A report on the 17th international conference of the World Futures Studies FederationMany cultures, One World: Globalisation and Local Development, in Romania, 5-9 September 2001, commissioned by Futures, a multidisciplinary policy, planning and futures studies journal published by Elsevier Science Ltd. See Futures Volume 34, Issue 2, March 2002, Pages 205-212.

The 17th international conference of the World Futures Studies Federation was held in Brasov, a medieval Saxon trading town on a high Romanian plain ringed by soaring mountains. 

Summer had just passed and the locals were preparing for the season to come, the slow rhythm of rural folk swinging their scythes across their fields as generations before them have done;the fecund smell of freshly cut grass drying into winter hay; of potatoes being dug from the still-warm earth;of smoked ewes-milk cheeses, sausages and thick salamies hanging from the rafters; of seed stored for next year's crops. Such simple acts of faith in a future that's so deeply rooted in the past. 

The setting seemed idyllic and yet this plateau has been invaded, conquered, and 'liberated' in more battles than have ever been recorded. Every imaginable atrocity has been committed here (and many more besides), and every human soul has been threatened with every kind of damnation by the princes and prophets of some of history's most powerful empires -- yes, since even before Rome and Byzantium. Because this town is in Transylvania, a frontier territory which is both a nineteenth century fiction created by an Irish novelist, populated with vampires, werewolves and a particularly nasty Count, and a very real province of what is now Romania, inhabited by the descendants of every tribe that has ever trekked from Asia into Europe, or from Europe towards the east. 

And we too invaded, another tribe of strangers who brought with us all the cultural baggage of our own diverse lives: suitcases and backpacks bursting with all our unexamined assumptions, conflicting epistemologies and incommensurable ontologies, even cosmologies. While some took pride in their 'scholarly detachment' and so-called 'objectivity', others found it impossible, even irresponsible to remain 'detached' and 'objective' about the future. A few even burned with the same evangelical zeal that must have fired Johannes Honterus, for example, the first Lutheran minister of Brasov's thirteenth century Roman basilica, the one with the six-ton bell that started tolling the hours each morning before dawn. Dong, Dong, Dong as I buried my head beneath the pillows. 

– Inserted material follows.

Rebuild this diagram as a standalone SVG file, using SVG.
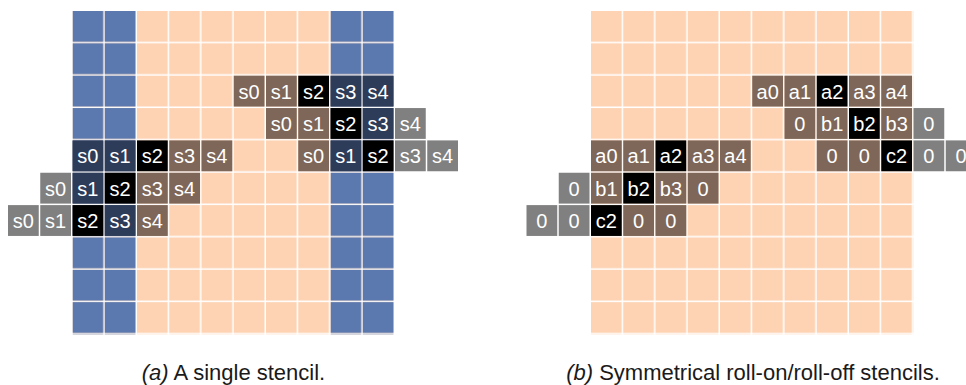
<svg xmlns="http://www.w3.org/2000/svg" width="966" height="385" viewBox="0 0 966 385">
  <defs>
    <!-- one grid cell, repeated: 32.25 x 32.35 pitch with a thin white gap -->
    <pattern id="gridPeach" patternUnits="userSpaceOnUse" x="0" y="0" width="32.25" height="32.35">
      <rect width="30.75" height="30.85" fill="#fdd3b4"/>
    </pattern>
    <pattern id="gridBlue" patternUnits="userSpaceOnUse" x="0" y="0" width="32.25" height="32.35">
      <rect width="30.75" height="30.85" fill="#5b79af"/>
    </pattern>
  </defs>
  <style>
    .cell rect { width: 30.75px; height: 30.85px; }
    .cell text { font-family: "Liberation Sans", Arial, sans-serif; font-size: 20px; fill: #ffffff; text-anchor: middle; }
    .br rect { fill: #7e6658; }
    .nv rect { fill: #2d3c59; }
    .bk rect { fill: #000000; }
    .gy rect { fill: #808080; }
    .caption { font-family: "Liberation Sans", Arial, sans-serif; font-size: 22px; fill: #1a1a1a; text-anchor: middle; }
  </style>

  <rect width="966" height="385" fill="#ffffff"/>

  <!-- (a) single stencil -->
  <g id="panel-a" transform="translate(72.5,11)">
    <g id="grid-a">
      <rect x="0" y="0" width="322.5" height="323.5" fill="url(#gridPeach)"/>
      <rect x="0" y="0" width="64.5" height="323.5" fill="url(#gridBlue)"/>
      <rect x="258" y="0" width="64.5" height="323.5" fill="url(#gridBlue)"/>
    </g>

    <g id="a-row2">
      <g class="cell br" transform="translate(161.25,64.7)"><rect/><text x="15.4" y="23">s0</text></g>
      <g class="cell br" transform="translate(193.5,64.7)"><rect/><text x="15.4" y="23">s1</text></g>
      <g class="cell bk" transform="translate(225.75,64.7)"><rect/><text x="15.4" y="23">s2</text></g>
      <g class="cell nv" transform="translate(258,64.7)"><rect/><text x="15.4" y="23">s3</text></g>
      <g class="cell nv" transform="translate(290.25,64.7)"><rect/><text x="15.4" y="23">s4</text></g>
    </g>
    <g id="a-row3">
      <g class="cell br" transform="translate(193.5,97.05)"><rect/><text x="15.4" y="23">s0</text></g>
      <g class="cell br" transform="translate(225.75,97.05)"><rect/><text x="15.4" y="23">s1</text></g>
      <g class="cell bk" transform="translate(258,97.05)"><rect/><text x="15.4" y="23">s2</text></g>
      <g class="cell nv" transform="translate(290.25,97.05)"><rect/><text x="15.4" y="23">s3</text></g>
      <g class="cell gy" transform="translate(322.5,97.05)"><rect/><text x="15.4" y="23">s4</text></g>
    </g>
    <g id="a-row4-right">
      <g class="cell br" transform="translate(225.75,129.4)"><rect/><text x="15.4" y="23">s0</text></g>
      <g class="cell nv" transform="translate(258,129.4)"><rect/><text x="15.4" y="23">s1</text></g>
      <g class="cell bk" transform="translate(290.25,129.4)"><rect/><text x="15.4" y="23">s2</text></g>
      <g class="cell gy" transform="translate(322.5,129.4)"><rect/><text x="15.4" y="23">s3</text></g>
      <g class="cell gy" transform="translate(354.75,129.4)"><rect/><text x="15.4" y="23">s4</text></g>
    </g>
    <g id="a-row4-left">
      <g class="cell nv" transform="translate(0,129.4)"><rect/><text x="15.4" y="23">s0</text></g>
      <g class="cell nv" transform="translate(32.25,129.4)"><rect/><text x="15.4" y="23">s1</text></g>
      <g class="cell bk" transform="translate(64.5,129.4)"><rect/><text x="15.4" y="23">s2</text></g>
      <g class="cell br" transform="translate(96.75,129.4)"><rect/><text x="15.4" y="23">s3</text></g>
      <g class="cell br" transform="translate(129,129.4)"><rect/><text x="15.4" y="23">s4</text></g>
    </g>
    <g id="a-row5">
      <g class="cell gy" transform="translate(-32.25,161.75)"><rect/><text x="15.4" y="23">s0</text></g>
      <g class="cell nv" transform="translate(0,161.75)"><rect/><text x="15.4" y="23">s1</text></g>
      <g class="cell bk" transform="translate(32.25,161.75)"><rect/><text x="15.4" y="23">s2</text></g>
      <g class="cell br" transform="translate(64.5,161.75)"><rect/><text x="15.4" y="23">s3</text></g>
      <g class="cell br" transform="translate(96.75,161.75)"><rect/><text x="15.4" y="23">s4</text></g>
    </g>
    <g id="a-row6">
      <g class="cell gy" transform="translate(-64.5,194.1)"><rect/><text x="15.4" y="23">s0</text></g>
      <g class="cell gy" transform="translate(-32.25,194.1)"><rect/><text x="15.4" y="23">s1</text></g>
      <g class="cell bk" transform="translate(0,194.1)"><rect/><text x="15.4" y="23">s2</text></g>
      <g class="cell nv" transform="translate(32.25,194.1)"><rect/><text x="15.4" y="23">s3</text></g>
      <g class="cell br" transform="translate(64.5,194.1)"><rect/><text x="15.4" y="23">s4</text></g>
    </g>
  </g>

  <!-- (b) roll-on / roll-off stencils -->
  <g id="panel-b" transform="translate(591,11)">
    <g id="grid-b">
      <rect x="0" y="0" width="322.5" height="323.5" fill="url(#gridPeach)"/>
    </g>

    <g id="b-row2">
      <g class="cell br" transform="translate(161.25,64.7)"><rect/><text x="15.4" y="23">a0</text></g>
      <g class="cell br" transform="translate(193.5,64.7)"><rect/><text x="15.4" y="23">a1</text></g>
      <g class="cell bk" transform="translate(225.75,64.7)"><rect/><text x="15.4" y="23">a2</text></g>
      <g class="cell br" transform="translate(258,64.7)"><rect/><text x="15.4" y="23">a3</text></g>
      <g class="cell br" transform="translate(290.25,64.7)"><rect/><text x="15.4" y="23">a4</text></g>
    </g>
    <g id="b-row3">
      <g class="cell br" transform="translate(193.5,97.05)"><rect/><text x="15.4" y="23">0</text></g>
      <g class="cell br" transform="translate(225.75,97.05)"><rect/><text x="15.4" y="23">b1</text></g>
      <g class="cell bk" transform="translate(258,97.05)"><rect/><text x="15.4" y="23">b2</text></g>
      <g class="cell br" transform="translate(290.25,97.05)"><rect/><text x="15.4" y="23">b3</text></g>
      <g class="cell gy" transform="translate(322.5,97.05)"><rect/><text x="15.4" y="23">0</text></g>
    </g>
    <g id="b-row4-right">
      <g class="cell br" transform="translate(225.75,129.4)"><rect/><text x="15.4" y="23">0</text></g>
      <g class="cell br" transform="translate(258,129.4)"><rect/><text x="15.4" y="23">0</text></g>
      <g class="cell bk" transform="translate(290.25,129.4)"><rect/><text x="15.4" y="23">c2</text></g>
      <g class="cell gy" transform="translate(322.5,129.4)"><rect/><text x="15.4" y="23">0</text></g>
      <g class="cell gy" transform="translate(354.75,129.4)"><rect/><text x="15.4" y="23">0</text></g>
    </g>
    <g id="b-row4-left">
      <g class="cell br" transform="translate(0,129.4)"><rect/><text x="15.4" y="23">a0</text></g>
      <g class="cell br" transform="translate(32.25,129.4)"><rect/><text x="15.4" y="23">a1</text></g>
      <g class="cell bk" transform="translate(64.5,129.4)"><rect/><text x="15.4" y="23">a2</text></g>
      <g class="cell br" transform="translate(96.75,129.4)"><rect/><text x="15.4" y="23">a3</text></g>
      <g class="cell br" transform="translate(129,129.4)"><rect/><text x="15.4" y="23">a4</text></g>
    </g>
    <g id="b-row5">
      <g class="cell gy" transform="translate(-32.25,161.75)"><rect/><text x="15.4" y="23">0</text></g>
      <g class="cell br" transform="translate(0,161.75)"><rect/><text x="15.4" y="23">b1</text></g>
      <g class="cell bk" transform="translate(32.25,161.75)"><rect/><text x="15.4" y="23">b2</text></g>
      <g class="cell br" transform="translate(64.5,161.75)"><rect/><text x="15.4" y="23">b3</text></g>
      <g class="cell br" transform="translate(96.75,161.75)"><rect/><text x="15.4" y="23">0</text></g>
    </g>
    <g id="b-row6">
      <g class="cell gy" transform="translate(-64.5,194.1)"><rect/><text x="15.4" y="23">0</text></g>
      <g class="cell gy" transform="translate(-32.25,194.1)"><rect/><text x="15.4" y="23">0</text></g>
      <g class="cell bk" transform="translate(0,194.1)"><rect/><text x="15.4" y="23">c2</text></g>
      <g class="cell br" transform="translate(32.25,194.1)"><rect/><text x="15.4" y="23">0</text></g>
      <g class="cell br" transform="translate(64.5,194.1)"><rect/><text x="15.4" y="23">0</text></g>
    </g>
  </g>

  <g id="captions">
    <text class="caption" x="233.5" y="380"><tspan font-style="italic">(a)</tspan> A single stencil.</text>
    <text class="caption" x="753" y="380"><tspan font-style="italic">(b)</tspan> Symmetrical roll-on/roll-off stencils.</text>
  </g>
</svg>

This heterogenous tribe of very interesting individuals, from several different continents and several different islands in several different seas, arrived to talk about cultural diversity, local development and globalisation, as if this trinity were something new. We stumbled across the medieval cobbles in our global Nikes and Adidas to check our e-mail at a local internet cafe, socialised under Coca Cola umbrellas in the old piata, and stubbed our cigaretes and cigars (metaphorically at least) in the Marlboro-branded ashtrays without ever noting that native Americans were the first to smoke tobacco; that the coffee we sipped originated in Ethiopia via Arabia; the pasta we ordered came from Italy via China, and the tomatoes, corn and Hungarian paprika in the salad were introduced from the Americas by Spain's global conquistadors. So many other luxuries we now take for granted have also been traded (and taxed) across this plateau: tea, spices, dyes, salt, fine silks, fine carpets, perfumes; ivory, ebony, pearls, and even tulip bulbs from Turkey. And some of Europe's most foundational concepts, which were begged, bribed, bought or simply plagiarised from much older civilisations to the east, across thousands of years of what we now call 'globalisation'. Who remembered, for example, where zero came from as you counted those hundreds of thousands, if not millions of Romanian leis across the counter to pay your hotel bills and conference fee? 

Back to the past

Ah, but that hotel, the Aro Palace! That relic from yet another fallen empire, the one which was to be the dictatorship of the proletariat, but turned into something else. Certainly Brasov's proles and peasants rarely saw the inside of this four-star institution, with its crystal chandeliers, starched white table linen and timber panelling, unless, of course, it was to wash the dishes or sweep the marble stairs. Because the Aro Palace was built for the kind of Very Important People who might spill state secrets into the microphones that were allegedly hidden in the ashtrays and lampshades! This exclusivity meant that the workers were generally spared the indignity of having their most private conversations monitored in the secret rooms in the bowels of the building, but only if they remained in their concrete apartment towers on the outskirts of town, or in the factories and fields producing the exports required to pay for their late former dictator's meglomaniacal excesses.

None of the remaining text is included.